-- Start Source material --

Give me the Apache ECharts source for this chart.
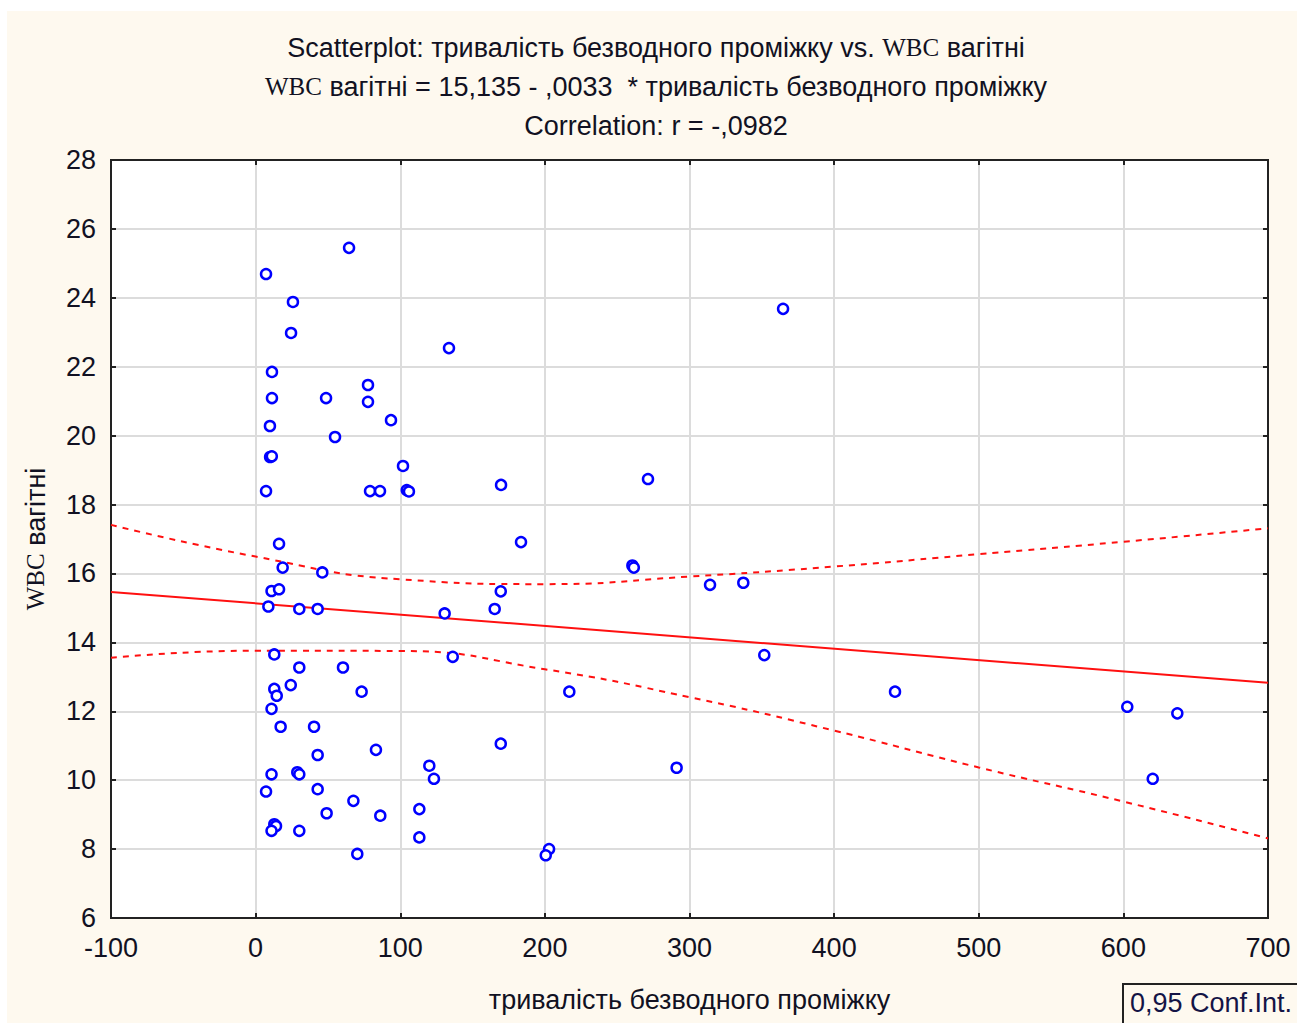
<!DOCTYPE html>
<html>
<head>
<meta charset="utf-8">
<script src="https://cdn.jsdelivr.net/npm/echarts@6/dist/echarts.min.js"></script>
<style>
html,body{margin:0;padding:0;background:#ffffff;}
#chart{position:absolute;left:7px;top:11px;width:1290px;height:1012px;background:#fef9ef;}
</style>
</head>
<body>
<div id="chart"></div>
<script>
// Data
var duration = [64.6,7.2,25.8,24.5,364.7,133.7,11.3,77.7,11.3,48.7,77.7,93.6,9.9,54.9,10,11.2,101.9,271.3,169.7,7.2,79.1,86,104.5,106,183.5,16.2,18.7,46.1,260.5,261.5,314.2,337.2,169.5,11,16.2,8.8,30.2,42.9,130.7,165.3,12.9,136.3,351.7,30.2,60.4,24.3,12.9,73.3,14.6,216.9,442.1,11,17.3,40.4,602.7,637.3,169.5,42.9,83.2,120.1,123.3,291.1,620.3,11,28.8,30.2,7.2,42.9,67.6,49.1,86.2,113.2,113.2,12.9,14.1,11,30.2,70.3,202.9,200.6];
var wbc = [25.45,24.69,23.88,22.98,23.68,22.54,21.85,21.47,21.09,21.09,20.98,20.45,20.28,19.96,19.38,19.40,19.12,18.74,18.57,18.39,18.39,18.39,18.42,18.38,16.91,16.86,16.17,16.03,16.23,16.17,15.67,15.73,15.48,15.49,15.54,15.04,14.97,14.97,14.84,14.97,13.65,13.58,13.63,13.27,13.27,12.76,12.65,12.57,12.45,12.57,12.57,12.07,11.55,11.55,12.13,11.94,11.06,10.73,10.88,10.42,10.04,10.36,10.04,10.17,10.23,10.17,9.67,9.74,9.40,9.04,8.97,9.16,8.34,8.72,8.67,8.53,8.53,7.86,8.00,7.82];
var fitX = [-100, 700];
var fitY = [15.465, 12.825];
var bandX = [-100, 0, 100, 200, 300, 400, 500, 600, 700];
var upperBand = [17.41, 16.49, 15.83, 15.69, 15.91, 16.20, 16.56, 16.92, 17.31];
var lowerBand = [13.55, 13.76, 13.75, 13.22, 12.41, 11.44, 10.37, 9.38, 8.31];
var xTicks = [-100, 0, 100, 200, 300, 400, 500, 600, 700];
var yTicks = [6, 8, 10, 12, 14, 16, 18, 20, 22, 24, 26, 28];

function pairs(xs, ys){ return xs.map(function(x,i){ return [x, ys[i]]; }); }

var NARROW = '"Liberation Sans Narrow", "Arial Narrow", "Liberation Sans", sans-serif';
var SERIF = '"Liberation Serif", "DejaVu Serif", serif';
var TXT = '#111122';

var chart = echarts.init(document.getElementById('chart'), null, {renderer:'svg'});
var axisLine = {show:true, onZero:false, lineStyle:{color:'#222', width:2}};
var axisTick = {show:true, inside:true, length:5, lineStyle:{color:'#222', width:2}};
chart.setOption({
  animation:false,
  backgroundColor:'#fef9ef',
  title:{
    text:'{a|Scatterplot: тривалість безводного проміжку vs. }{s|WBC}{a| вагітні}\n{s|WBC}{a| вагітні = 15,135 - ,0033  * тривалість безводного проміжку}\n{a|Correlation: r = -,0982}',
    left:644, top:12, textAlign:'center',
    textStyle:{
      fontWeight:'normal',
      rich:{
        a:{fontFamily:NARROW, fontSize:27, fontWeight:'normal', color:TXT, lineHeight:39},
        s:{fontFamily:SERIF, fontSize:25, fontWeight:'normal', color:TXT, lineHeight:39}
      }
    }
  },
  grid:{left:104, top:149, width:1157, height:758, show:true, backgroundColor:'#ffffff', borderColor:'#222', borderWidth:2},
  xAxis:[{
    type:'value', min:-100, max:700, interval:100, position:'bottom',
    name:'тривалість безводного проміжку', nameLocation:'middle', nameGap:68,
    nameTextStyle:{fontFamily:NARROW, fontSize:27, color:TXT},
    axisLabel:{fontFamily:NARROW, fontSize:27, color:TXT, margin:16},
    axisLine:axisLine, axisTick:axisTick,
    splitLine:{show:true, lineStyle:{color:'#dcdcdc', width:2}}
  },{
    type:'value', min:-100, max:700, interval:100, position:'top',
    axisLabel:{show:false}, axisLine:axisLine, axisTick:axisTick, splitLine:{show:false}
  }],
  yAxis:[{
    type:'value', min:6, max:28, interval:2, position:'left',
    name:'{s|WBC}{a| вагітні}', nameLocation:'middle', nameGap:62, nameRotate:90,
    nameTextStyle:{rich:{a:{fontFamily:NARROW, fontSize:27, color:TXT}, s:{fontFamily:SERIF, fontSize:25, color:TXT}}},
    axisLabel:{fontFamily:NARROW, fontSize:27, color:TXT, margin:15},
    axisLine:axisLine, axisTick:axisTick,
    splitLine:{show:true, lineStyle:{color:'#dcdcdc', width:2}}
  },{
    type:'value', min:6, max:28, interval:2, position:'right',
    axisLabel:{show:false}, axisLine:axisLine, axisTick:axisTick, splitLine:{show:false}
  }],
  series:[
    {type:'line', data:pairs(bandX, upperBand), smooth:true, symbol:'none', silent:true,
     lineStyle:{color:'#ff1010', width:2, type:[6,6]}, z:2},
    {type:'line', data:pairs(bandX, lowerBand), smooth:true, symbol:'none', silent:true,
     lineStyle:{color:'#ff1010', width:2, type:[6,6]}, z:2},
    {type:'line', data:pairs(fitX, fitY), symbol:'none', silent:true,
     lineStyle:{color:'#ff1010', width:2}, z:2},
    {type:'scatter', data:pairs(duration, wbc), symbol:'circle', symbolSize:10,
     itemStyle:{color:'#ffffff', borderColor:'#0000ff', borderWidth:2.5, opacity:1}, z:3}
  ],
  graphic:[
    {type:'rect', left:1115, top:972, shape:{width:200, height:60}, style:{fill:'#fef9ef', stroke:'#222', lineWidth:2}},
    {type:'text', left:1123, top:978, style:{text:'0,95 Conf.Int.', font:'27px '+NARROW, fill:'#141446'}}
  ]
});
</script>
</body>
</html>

-- End Source material --

# Task brief
Make an exact copy of the data, leaving its pictures out.

# Solution to this problem
Give me the Apache ECharts source for this chart.
<!DOCTYPE html>
<html>
<head>
<meta charset="utf-8">
<script src="https://cdn.jsdelivr.net/npm/echarts@6/dist/echarts.min.js"></script>
<style>
html,body{margin:0;padding:0;background:#ffffff;}
#chart{position:absolute;left:7px;top:11px;width:1290px;height:1012px;background:#fef9ef;}
</style>
</head>
<body>
<div id="chart"></div>
<script>
// Data
var duration = [64.6,7.2,25.8,24.5,364.7,133.7,11.3,77.7,11.3,48.7,77.7,93.6,9.9,54.9,10,11.2,101.9,271.3,169.7,7.2,79.1,86,104.5,106,183.5,16.2,18.7,46.1,260.5,261.5,314.2,337.2,169.5,11,16.2,8.8,30.2,42.9,130.7,165.3,12.9,136.3,351.7,30.2,60.4,24.3,12.9,73.3,14.6,216.9,442.1,11,17.3,40.4,602.7,637.3,169.5,42.9,83.2,120.1,123.3,291.1,620.3,11,28.8,30.2,7.2,42.9,67.6,49.1,86.2,113.2,113.2,12.9,14.1,11,30.2,70.3,202.9,200.6];
var wbc = [25.45,24.69,23.88,22.98,23.68,22.54,21.85,21.47,21.09,21.09,20.98,20.45,20.28,19.96,19.38,19.40,19.12,18.74,18.57,18.39,18.39,18.39,18.42,18.38,16.91,16.86,16.17,16.03,16.23,16.17,15.67,15.73,15.48,15.49,15.54,15.04,14.97,14.97,14.84,14.97,13.65,13.58,13.63,13.27,13.27,12.76,12.65,12.57,12.45,12.57,12.57,12.07,11.55,11.55,12.13,11.94,11.06,10.73,10.88,10.42,10.04,10.36,10.04,10.17,10.23,10.17,9.67,9.74,9.40,9.04,8.97,9.16,8.34,8.72,8.67,8.53,8.53,7.86,8.00,7.82];
var fitX = [-100, 700];
var fitY = [15.465, 12.825];
var bandX = [-100, 0, 100, 200, 300, 400, 500, 600, 700];
var upperBand = [17.41, 16.49, 15.83, 15.69, 15.91, 16.20, 16.56, 16.92, 17.31];
var lowerBand = [13.55, 13.76, 13.75, 13.22, 12.41, 11.44, 10.37, 9.38, 8.31];
var xTicks = [-100, 0, 100, 200, 300, 400, 500, 600, 700];
var yTicks = [6, 8, 10, 12, 14, 16, 18, 20, 22, 24, 26, 28];

function pairs(xs, ys){ return xs.map(function(x,i){ return [x, ys[i]]; }); }

var NARROW = '"Liberation Sans Narrow", "Arial Narrow", "Liberation Sans", sans-serif';
var SERIF = '"Liberation Serif", "DejaVu Serif", serif';
var TXT = '#111122';

var chart = echarts.init(document.getElementById('chart'), null, {renderer:'svg'});
var axisLine = {show:true, onZero:false, lineStyle:{color:'#222', width:2}};
var axisTick = {show:true, inside:true, length:5, lineStyle:{color:'#222', width:2}};
chart.setOption({
  animation:false,
  backgroundColor:'#fef9ef',
  title:{
    text:'{a|Scatterplot: тривалість безводного проміжку vs. }{s|WBC}{a| вагітні}\n{s|WBC}{a| вагітні = 15,135 - ,0033  * тривалість безводного проміжку}\n{a|Correlation: r = -,0982}',
    left:644, top:12, textAlign:'center',
    textStyle:{
      fontWeight:'normal',
      rich:{
        a:{fontFamily:NARROW, fontSize:27, fontWeight:'normal', color:TXT, lineHeight:39},
        s:{fontFamily:SERIF, fontSize:25, fontWeight:'normal', color:TXT, lineHeight:39}
      }
    }
  },
  grid:{left:104, top:149, width:1157, height:758, show:true, backgroundColor:'#ffffff', borderColor:'#222', borderWidth:2},
  xAxis:[{
    type:'value', min:-100, max:700, interval:100, position:'bottom',
    name:'тривалість безводного проміжку', nameLocation:'middle', nameGap:68,
    nameTextStyle:{fontFamily:NARROW, fontSize:27, color:TXT},
    axisLabel:{fontFamily:NARROW, fontSize:27, color:TXT, margin:16},
    axisLine:axisLine, axisTick:axisTick,
    splitLine:{show:true, lineStyle:{color:'#dcdcdc', width:2}}
  },{
    type:'value', min:-100, max:700, interval:100, position:'top',
    axisLabel:{show:false}, axisLine:axisLine, axisTick:axisTick, splitLine:{show:false}
  }],
  yAxis:[{
    type:'value', min:6, max:28, interval:2, position:'left',
    name:'{s|WBC}{a| вагітні}', nameLocation:'middle', nameGap:62, nameRotate:90,
    nameTextStyle:{rich:{a:{fontFamily:NARROW, fontSize:27, color:TXT}, s:{fontFamily:SERIF, fontSize:25, color:TXT}}},
    axisLabel:{fontFamily:NARROW, fontSize:27, color:TXT, margin:15},
    axisLine:axisLine, axisTick:axisTick,
    splitLine:{show:true, lineStyle:{color:'#dcdcdc', width:2}}
  },{
    type:'value', min:6, max:28, interval:2, position:'right',
    axisLabel:{show:false}, axisLine:axisLine, axisTick:axisTick, splitLine:{show:false}
  }],
  series:[
    {type:'line', data:pairs(bandX, upperBand), smooth:true, symbol:'none', silent:true,
     lineStyle:{color:'#ff1010', width:2, type:[6,6]}, z:2},
    {type:'line', data:pairs(bandX, lowerBand), smooth:true, symbol:'none', silent:true,
     lineStyle:{color:'#ff1010', width:2, type:[6,6]}, z:2},
    {type:'line', data:pairs(fitX, fitY), symbol:'none', silent:true,
     lineStyle:{color:'#ff1010', width:2}, z:2},
    {type:'scatter', data:pairs(duration, wbc), symbol:'circle', symbolSize:10,
     itemStyle:{color:'#ffffff', borderColor:'#0000ff', borderWidth:2.5, opacity:1}, z:3}
  ],
  graphic:[
    {type:'rect', left:1115, top:972, shape:{width:200, height:60}, style:{fill:'#fef9ef', stroke:'#222', lineWidth:2}},
    {type:'text', left:1123, top:978, style:{text:'0,95 Conf.Int.', font:'27px '+NARROW, fill:'#141446'}}
  ]
});
</script>
</body>
</html>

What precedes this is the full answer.